Blind Singer Joes Blues by Robert Love Taylor

Reading Blind Singer Joe’s Blues is like singing. The words are beautiful, the melody is blue, tuneful, the story one of wanderings and great but broken hearts. At the end, your own self feels full of a resonance.

Take the fifth and sixth sentences of what author Robert Love Taylor calls the “prelude”:

“He didn’t care to be reminded of what he could never see.

“All the same, Pink Miracle said, your mama, she loved you, son.” See, you could sing it.

Taylor’s third novel mostly tells the story of Hannah Ruth Bayless, born in 1900 in Bristol, a town partly in Virginia, partly in Tennessee.

She is one of seven children abandoned by their father. At 16, she falls in love with Dudley Crider, a thief and a ramblin’ man, and “On the third day, she slipped out of the house carrying a change of clothes in a poke and met him at the train depot.”

Hannah Ruth returns home pregnant. She names her baby Singer; her mother adds Joe. “And so he was Singer Joe, and she sang to him about how his daddy was gone but he had two loving mamas.”

She takes a job with the wealthy Holts, where the brother will harm her, the sister love her and encourage her singing.
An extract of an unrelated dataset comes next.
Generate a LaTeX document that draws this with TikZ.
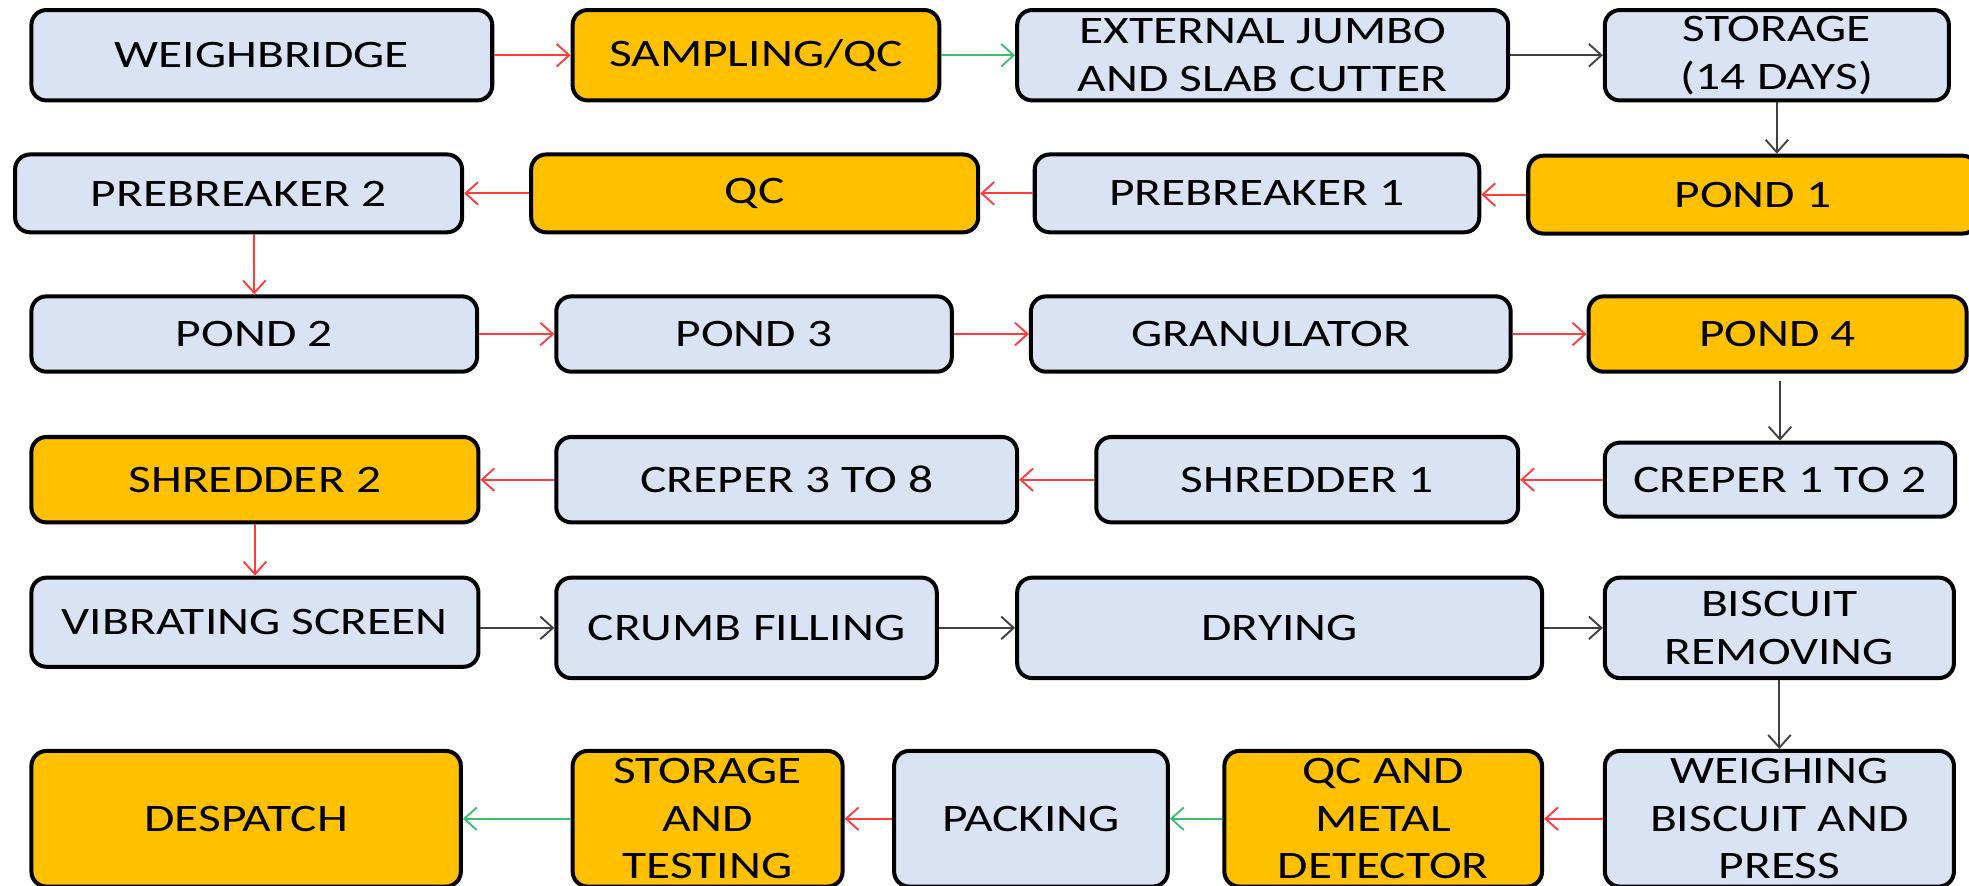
\documentclass[tikz,border=0pt]{standalone}
\usepackage{fontspec}
\setmainfont[FakeStretch=1.27]{Carlito}
\usetikzlibrary{arrows.meta}
\definecolor{boxblue}{HTML}{DAE3F3}
\definecolor{boxorange}{HTML}{FFC000}
\definecolor{arrred}{HTML}{FF3B3B}
\definecolor{arrgreen}{HTML}{3DBE6F}
\definecolor{arrgray}{HTML}{404040}
\tikzset{
  box/.style={draw=black, line width=1.6pt, rounded corners=6pt, align=center,
    inner sep=0pt, font=\fontsize{15.5pt}{19pt}\selectfont, text=black},
  bluebox/.style={box, fill=boxblue},
  orangebox/.style={box, fill=boxorange},
  arr/.style={-{Straight Barb[length=5pt,width=9pt]}, line width=0.75pt},
  redarr/.style={arr, draw=arrred},
  greenarr/.style={arr, draw=arrgreen},
  grayarr/.style={arr, draw=arrgray},
}
\begin{document}
\begin{tikzpicture}[x=0.5pt,y=-0.5pt]
\useasboundingbox (0,0) rectangle (1568,705);
\clip (0,0) rectangle (1568,705);
% Row 1
\node[bluebox, minimum width=183.5pt, minimum height=36pt] (wb) at (208.5,44) {WEIGHBRIDGE};
\node[orangebox, minimum width=146pt, minimum height=36pt] (samp) at (602,44) {SAMPLING/QC};
\node[bluebox, minimum width=195.5pt, minimum height=36pt] (ext) at (1005.5,44) {EXTERNAL JUMBO\\AND SLAB CUTTER};
\node[bluebox, minimum width=137pt, minimum height=36pt] (stor) at (1415,44) {STORAGE\\(14 DAYS)};
% Row 2
\node[bluebox, minimum width=178pt, minimum height=31pt] (preb2) at (190,154) {PREBREAKER 2};
\node[orangebox, minimum width=178pt, minimum height=31pt] (qc) at (601,154) {QC};
\node[bluebox, minimum width=177pt, minimum height=31pt] (preb1) at (1001,154) {PREBREAKER 1};
\node[orangebox, minimum width=179pt, minimum height=31pt] (pond1) at (1396,155) {POND 1};
% Row 3
\node[bluebox, minimum width=177.5pt, minimum height=30pt] (pond2) at (202.5,266) {POND 2};
\node[bluebox, minimum width=157.5pt, minimum height=30pt] (pond3) at (600.5,266) {POND 3};
\node[bluebox, minimum width=191pt, minimum height=30pt] (gran) at (1012,266) {GRANULATOR};
\node[orangebox, minimum width=150.5pt, minimum height=30pt] (pond4) at (1415.5,266) {POND 4};
% Row 4
\node[orangebox, minimum width=178pt, minimum height=34pt] (shr2) at (203,382) {SHREDDER 2};
\node[bluebox, minimum width=183.5pt, minimum height=34pt] (crep38) at (626.5,382) {CREPER 3 TO 8};
\node[bluebox, minimum width=168pt, minimum height=34pt] (shr1) at (1041,382) {SHREDDER 1};
\node[bluebox, minimum width=139.5pt, minimum height=29.5pt] (crep12) at (1417.5,382) {CREPER 1 TO 2};
% Row 5
\node[bluebox, minimum width=178pt, minimum height=35.5pt] (vib) at (203,495.5) {VIBRATING SCREEN};
\node[bluebox, minimum width=151.5pt, minimum height=40pt] (crumb) at (594.5,500) {CRUMB FILLING};
\node[bluebox, minimum width=209pt, minimum height=40pt] (dry) at (1019,500) {DRYING};
\node[bluebox, minimum width=139pt, minimum height=40pt] (bisc) at (1417,500) {BISCUIT\\REMOVING};
% Row 6
\node[orangebox, minimum width=171pt, minimum height=54pt] (desp) at (196,652) {DESPATCH};
\node[orangebox, minimum width=107.5pt, minimum height=54pt] (sat) at (563.5,652) {STORAGE\\AND\\TESTING};
\node[bluebox, minimum width=109pt, minimum height=54pt] (pack) at (821,652) {PACKING};
\node[orangebox, minimum width=126.5pt, minimum height=54pt] (qcmd) at (1101.5,652) {QC AND\\METAL\\DETECTOR};
\node[bluebox, minimum width=139pt, minimum height=54pt] (weigh) at (1417,652) {WEIGHING\\BISCUIT AND\\PRESS};
% Connectors
\draw[redarr] (wb.east) -- (samp.west);
\draw[greenarr] (samp.east) -- (ext.west);
\draw[grayarr] (ext.east) -- (stor.west);
\draw[grayarr] (stor.south) -- (stor.south |- pond1.north);
\draw[redarr] (pond1.west) -- (pond1.west -| preb1.east);
\draw[redarr] (preb1.west) -- (preb1.west -| qc.east);
\draw[redarr] (qc.west) -- (qc.west -| preb2.east);
\draw[redarr] (pond2.north |- preb2.south) -- (pond2.north);
\draw[redarr] (pond2.east) -- (pond3.west);
\draw[redarr] (pond3.east) -- (gran.west);
\draw[redarr] (gran.east) -- (pond4.west);
\draw[grayarr, shorten <=3pt] (crep12.north |- pond4.south) -- (crep12.north);
\draw[redarr] (crep12.west) -- (crep12.west -| shr1.east);
\draw[redarr] (shr1.west) -- (shr1.west -| crep38.east);
\draw[redarr] (crep38.west) -- (crep38.west -| shr2.east);
\draw[redarr] (shr2.south) -- (shr2.south |- vib.north);
\draw[grayarr] (crumb.west -| vib.east) -- (crumb.west);
\draw[grayarr] (crumb.east) -- (dry.west);
\draw[grayarr] (dry.east) -- (bisc.west);
\draw[grayarr] (bisc.south) -- (weigh.north);
\draw[redarr] (weigh.west) -- (qcmd.east);
\draw[greenarr] (qcmd.west) -- (pack.east);
\draw[redarr] (pack.west) -- (sat.east);
\draw[greenarr] (sat.west) -- (desp.east);
\end{tikzpicture}
\end{document}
Hannah Ruth’s mother and siblings take most of the responsibility of Singer Joe, born blind. Besides, she soon turns to Pink Miracle, leaving a second child behind, too.
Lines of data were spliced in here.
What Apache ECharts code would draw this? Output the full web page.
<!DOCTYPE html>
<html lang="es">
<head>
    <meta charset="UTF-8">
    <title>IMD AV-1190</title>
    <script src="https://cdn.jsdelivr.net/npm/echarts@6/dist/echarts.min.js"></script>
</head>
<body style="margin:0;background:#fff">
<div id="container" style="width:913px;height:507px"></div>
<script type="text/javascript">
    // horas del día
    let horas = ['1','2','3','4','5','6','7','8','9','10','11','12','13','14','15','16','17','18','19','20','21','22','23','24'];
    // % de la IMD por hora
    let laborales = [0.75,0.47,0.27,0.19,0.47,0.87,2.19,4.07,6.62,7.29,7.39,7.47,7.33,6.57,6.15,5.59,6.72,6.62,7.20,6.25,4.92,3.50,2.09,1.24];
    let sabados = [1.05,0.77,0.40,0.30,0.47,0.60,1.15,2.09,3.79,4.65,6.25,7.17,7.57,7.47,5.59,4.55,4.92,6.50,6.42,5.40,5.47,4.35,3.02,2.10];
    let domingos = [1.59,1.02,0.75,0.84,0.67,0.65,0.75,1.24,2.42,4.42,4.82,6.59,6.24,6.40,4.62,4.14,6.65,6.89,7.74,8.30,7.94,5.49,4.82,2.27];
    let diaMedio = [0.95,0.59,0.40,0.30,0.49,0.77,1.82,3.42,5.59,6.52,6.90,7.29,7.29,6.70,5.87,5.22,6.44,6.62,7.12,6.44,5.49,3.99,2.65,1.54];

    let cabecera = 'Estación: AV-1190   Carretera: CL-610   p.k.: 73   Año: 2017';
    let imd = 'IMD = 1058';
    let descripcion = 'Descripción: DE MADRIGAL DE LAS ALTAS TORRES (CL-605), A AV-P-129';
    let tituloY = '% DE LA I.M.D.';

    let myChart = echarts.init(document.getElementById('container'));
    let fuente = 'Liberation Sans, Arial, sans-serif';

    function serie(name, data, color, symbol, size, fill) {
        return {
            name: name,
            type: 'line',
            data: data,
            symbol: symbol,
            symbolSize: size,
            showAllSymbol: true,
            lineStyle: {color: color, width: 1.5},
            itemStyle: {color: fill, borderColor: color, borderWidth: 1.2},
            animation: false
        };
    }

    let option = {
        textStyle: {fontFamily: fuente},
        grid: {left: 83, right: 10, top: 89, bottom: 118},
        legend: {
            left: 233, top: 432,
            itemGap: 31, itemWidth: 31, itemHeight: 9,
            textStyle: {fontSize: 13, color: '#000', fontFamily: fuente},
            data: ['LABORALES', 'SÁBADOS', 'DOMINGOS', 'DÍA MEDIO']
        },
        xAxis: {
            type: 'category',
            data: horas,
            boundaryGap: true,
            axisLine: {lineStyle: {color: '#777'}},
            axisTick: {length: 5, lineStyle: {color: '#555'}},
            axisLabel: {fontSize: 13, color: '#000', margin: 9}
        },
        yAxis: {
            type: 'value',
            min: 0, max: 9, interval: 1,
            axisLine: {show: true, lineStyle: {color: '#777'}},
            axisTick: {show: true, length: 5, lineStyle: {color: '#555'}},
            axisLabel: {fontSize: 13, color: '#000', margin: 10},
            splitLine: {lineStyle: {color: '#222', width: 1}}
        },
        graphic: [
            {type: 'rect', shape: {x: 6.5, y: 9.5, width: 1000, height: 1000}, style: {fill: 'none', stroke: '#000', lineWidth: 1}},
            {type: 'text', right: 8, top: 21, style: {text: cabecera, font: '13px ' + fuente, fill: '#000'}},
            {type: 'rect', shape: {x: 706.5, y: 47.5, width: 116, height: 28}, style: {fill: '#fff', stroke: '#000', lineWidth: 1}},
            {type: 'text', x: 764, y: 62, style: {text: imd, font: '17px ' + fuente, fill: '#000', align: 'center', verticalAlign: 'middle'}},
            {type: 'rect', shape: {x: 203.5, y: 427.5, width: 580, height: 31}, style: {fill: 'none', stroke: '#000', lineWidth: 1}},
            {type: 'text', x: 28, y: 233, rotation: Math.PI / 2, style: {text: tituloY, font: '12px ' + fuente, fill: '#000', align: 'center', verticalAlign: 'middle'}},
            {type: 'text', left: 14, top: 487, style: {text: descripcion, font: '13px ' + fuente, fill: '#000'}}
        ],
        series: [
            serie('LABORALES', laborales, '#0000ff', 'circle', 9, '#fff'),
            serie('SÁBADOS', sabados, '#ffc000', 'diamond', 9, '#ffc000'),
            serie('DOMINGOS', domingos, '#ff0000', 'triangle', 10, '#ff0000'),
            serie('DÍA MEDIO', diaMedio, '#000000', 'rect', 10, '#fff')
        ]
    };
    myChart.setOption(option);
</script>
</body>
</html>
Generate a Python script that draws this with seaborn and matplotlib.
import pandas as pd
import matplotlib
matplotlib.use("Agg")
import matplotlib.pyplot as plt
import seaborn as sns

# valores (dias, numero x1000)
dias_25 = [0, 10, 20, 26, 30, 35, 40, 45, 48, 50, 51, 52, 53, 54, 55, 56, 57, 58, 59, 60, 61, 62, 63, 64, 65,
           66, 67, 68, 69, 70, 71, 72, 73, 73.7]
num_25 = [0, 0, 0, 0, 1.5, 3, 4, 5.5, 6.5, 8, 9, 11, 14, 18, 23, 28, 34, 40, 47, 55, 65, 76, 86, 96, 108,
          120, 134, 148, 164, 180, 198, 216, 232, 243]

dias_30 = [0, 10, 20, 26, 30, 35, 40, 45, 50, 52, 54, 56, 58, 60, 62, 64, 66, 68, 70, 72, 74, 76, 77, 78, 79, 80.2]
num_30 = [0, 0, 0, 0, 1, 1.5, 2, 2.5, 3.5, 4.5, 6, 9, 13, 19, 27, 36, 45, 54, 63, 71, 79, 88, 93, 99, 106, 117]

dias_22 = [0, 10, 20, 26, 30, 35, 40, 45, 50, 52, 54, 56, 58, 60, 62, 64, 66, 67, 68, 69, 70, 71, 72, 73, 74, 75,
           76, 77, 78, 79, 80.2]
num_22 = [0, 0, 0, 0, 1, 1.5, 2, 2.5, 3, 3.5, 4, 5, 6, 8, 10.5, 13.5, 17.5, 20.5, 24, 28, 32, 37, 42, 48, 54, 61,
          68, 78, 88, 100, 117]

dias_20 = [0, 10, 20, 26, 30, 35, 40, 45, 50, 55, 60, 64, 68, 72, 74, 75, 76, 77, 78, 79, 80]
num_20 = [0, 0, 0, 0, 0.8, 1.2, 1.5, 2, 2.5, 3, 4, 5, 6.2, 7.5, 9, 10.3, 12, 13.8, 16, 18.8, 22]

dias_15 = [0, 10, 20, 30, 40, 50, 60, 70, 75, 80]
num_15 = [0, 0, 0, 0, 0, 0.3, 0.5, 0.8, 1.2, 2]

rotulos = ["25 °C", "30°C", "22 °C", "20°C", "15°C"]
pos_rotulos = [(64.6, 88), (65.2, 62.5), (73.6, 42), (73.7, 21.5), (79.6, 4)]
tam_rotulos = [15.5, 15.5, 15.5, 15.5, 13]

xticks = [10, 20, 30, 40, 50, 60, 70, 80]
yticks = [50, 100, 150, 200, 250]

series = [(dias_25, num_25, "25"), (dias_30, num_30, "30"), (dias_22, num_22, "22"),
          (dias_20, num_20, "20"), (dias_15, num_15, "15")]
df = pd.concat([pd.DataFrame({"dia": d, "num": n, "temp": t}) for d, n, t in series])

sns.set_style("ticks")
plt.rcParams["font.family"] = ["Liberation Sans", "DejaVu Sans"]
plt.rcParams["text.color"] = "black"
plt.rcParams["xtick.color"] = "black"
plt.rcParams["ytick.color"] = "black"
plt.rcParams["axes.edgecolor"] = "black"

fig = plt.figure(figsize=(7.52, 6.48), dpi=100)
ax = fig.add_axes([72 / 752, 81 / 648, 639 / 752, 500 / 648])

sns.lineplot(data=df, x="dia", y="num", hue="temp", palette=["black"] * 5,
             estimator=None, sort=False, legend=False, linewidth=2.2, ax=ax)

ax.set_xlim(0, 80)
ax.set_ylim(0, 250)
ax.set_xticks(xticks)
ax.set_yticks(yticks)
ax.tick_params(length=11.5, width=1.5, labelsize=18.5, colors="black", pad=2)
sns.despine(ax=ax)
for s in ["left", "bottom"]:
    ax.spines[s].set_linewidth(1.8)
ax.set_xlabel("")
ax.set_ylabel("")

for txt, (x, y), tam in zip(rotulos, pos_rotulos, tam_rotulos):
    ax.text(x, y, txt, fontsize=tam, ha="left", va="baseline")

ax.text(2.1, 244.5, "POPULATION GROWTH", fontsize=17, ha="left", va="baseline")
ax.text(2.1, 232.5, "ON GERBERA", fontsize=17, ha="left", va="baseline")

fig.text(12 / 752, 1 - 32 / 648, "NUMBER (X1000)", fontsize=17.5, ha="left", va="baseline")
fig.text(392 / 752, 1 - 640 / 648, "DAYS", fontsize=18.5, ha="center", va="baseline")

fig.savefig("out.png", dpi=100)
Pink runs away from a sodhouse in the Oklahoma Territory at 13 and makes his way to Beale Street in Memphis. At 21, Pink searches for and finds his Uncle Laclede in East Tennessee.

Pink plays for him “Soldier’s Joy.” He fiddles “with energy and care,” leaving out “the slides and twists he’d picked up on Beale Street.”
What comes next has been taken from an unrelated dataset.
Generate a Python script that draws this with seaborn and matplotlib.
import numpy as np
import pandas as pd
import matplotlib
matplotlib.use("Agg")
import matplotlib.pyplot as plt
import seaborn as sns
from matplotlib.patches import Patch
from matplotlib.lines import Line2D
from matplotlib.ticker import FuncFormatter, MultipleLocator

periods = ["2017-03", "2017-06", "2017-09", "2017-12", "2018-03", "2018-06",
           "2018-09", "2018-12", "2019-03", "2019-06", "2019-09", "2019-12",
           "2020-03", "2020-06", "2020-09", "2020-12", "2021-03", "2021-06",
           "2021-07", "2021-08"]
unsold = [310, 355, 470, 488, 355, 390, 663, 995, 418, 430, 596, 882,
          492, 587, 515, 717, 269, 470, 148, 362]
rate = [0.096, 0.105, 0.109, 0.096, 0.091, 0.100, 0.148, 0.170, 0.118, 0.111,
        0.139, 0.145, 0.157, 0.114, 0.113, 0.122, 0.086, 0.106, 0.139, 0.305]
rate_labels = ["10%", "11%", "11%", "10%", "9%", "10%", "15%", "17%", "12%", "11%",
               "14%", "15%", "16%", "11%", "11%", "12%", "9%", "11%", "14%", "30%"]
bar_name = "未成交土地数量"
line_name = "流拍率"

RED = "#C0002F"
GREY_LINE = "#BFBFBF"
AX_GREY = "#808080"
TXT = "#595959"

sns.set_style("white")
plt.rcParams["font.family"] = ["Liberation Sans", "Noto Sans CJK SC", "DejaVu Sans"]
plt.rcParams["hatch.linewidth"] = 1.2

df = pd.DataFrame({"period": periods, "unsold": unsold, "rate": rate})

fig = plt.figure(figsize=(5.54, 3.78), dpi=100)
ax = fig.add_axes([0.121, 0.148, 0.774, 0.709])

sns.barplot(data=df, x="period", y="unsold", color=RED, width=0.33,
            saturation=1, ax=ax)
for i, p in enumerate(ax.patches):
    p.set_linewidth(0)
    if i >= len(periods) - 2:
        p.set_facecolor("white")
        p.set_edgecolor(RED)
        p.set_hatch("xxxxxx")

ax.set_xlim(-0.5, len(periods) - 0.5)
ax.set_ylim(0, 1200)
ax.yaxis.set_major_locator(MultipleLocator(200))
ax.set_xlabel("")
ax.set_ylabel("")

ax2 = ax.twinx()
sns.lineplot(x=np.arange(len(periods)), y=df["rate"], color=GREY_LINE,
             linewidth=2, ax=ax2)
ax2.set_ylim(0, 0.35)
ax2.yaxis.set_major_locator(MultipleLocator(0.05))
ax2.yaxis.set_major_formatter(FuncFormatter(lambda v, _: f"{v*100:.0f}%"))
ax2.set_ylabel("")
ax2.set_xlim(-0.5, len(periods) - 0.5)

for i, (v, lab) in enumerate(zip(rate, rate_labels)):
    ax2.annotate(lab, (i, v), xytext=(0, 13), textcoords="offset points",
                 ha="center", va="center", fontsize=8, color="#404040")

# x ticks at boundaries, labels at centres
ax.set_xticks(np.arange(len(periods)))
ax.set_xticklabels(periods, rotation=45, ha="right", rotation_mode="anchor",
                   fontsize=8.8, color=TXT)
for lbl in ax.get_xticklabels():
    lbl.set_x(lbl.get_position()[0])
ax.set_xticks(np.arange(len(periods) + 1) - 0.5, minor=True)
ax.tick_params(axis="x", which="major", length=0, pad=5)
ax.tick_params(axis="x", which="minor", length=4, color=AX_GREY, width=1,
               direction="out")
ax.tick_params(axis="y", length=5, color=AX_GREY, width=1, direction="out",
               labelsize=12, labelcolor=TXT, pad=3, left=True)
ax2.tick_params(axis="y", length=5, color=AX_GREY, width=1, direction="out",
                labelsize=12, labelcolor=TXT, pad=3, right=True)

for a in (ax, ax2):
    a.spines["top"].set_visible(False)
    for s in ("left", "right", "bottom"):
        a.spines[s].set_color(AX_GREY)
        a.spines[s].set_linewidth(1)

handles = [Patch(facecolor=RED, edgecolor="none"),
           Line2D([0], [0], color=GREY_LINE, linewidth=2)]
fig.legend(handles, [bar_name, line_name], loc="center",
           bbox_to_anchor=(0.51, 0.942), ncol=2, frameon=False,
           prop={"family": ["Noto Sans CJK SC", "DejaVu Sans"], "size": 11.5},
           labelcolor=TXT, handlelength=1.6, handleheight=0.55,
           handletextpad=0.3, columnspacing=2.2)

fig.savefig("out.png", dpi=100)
The uncle is not impressed and plays on his fiddle “something Pink had never heard before. … the tune had a slippery, eerie sweetness to it, moving in strange ways, one part giving way to the other before you knew it …”

This, too, is “Soldier’s Joy,” and Uncle Laclede tells Pink, “A hunnert years from now, maybe you’ll know it.”

Hannah Ruth meets Pink after World War I. So Butler introduces us not only to the poverty of Appalachia at the century’s start and the consequences of war’s aftermath, but also to the 1918 influenza pandemic, which killed more people than the war.

Taylor divides the novel into five parts: Hannah Ruth, Pink, Dudley, Dudley and Son, Family. He also offers interludes, as in additional sections in a tune, placed between solos.

Dudley has his own terrible secrets, at one point expressed in his kidnapping of Singer Joe. It’s through Dudley and the Holts that Butler offers the most complicated expressions of family, of blood’s selfishly blind intentions and terrible consequences.

Whether mad, bad or absent, these are not people children find easy to survive. Singer Joe, rescued by an aunt and a school for the blind, has opportunities the earlier generation does not.

Still, Taylor points out, in his lovely, lyrical, never didactic way, that music may come from misery, a way to fill what’s missing.

An uncle provides Singer Joe a guitar, and that’s where he finds his mother:

“Reach for her, you get nothing. Sit still, set your tongue to humming, strum a few chords on the guitar, and there she is. It’s as if there’s no place else to be.

“More. It was to see from inside the darkness and know what it meant and how it felt. It meant nothing. It felt fine. It was where your music came from.”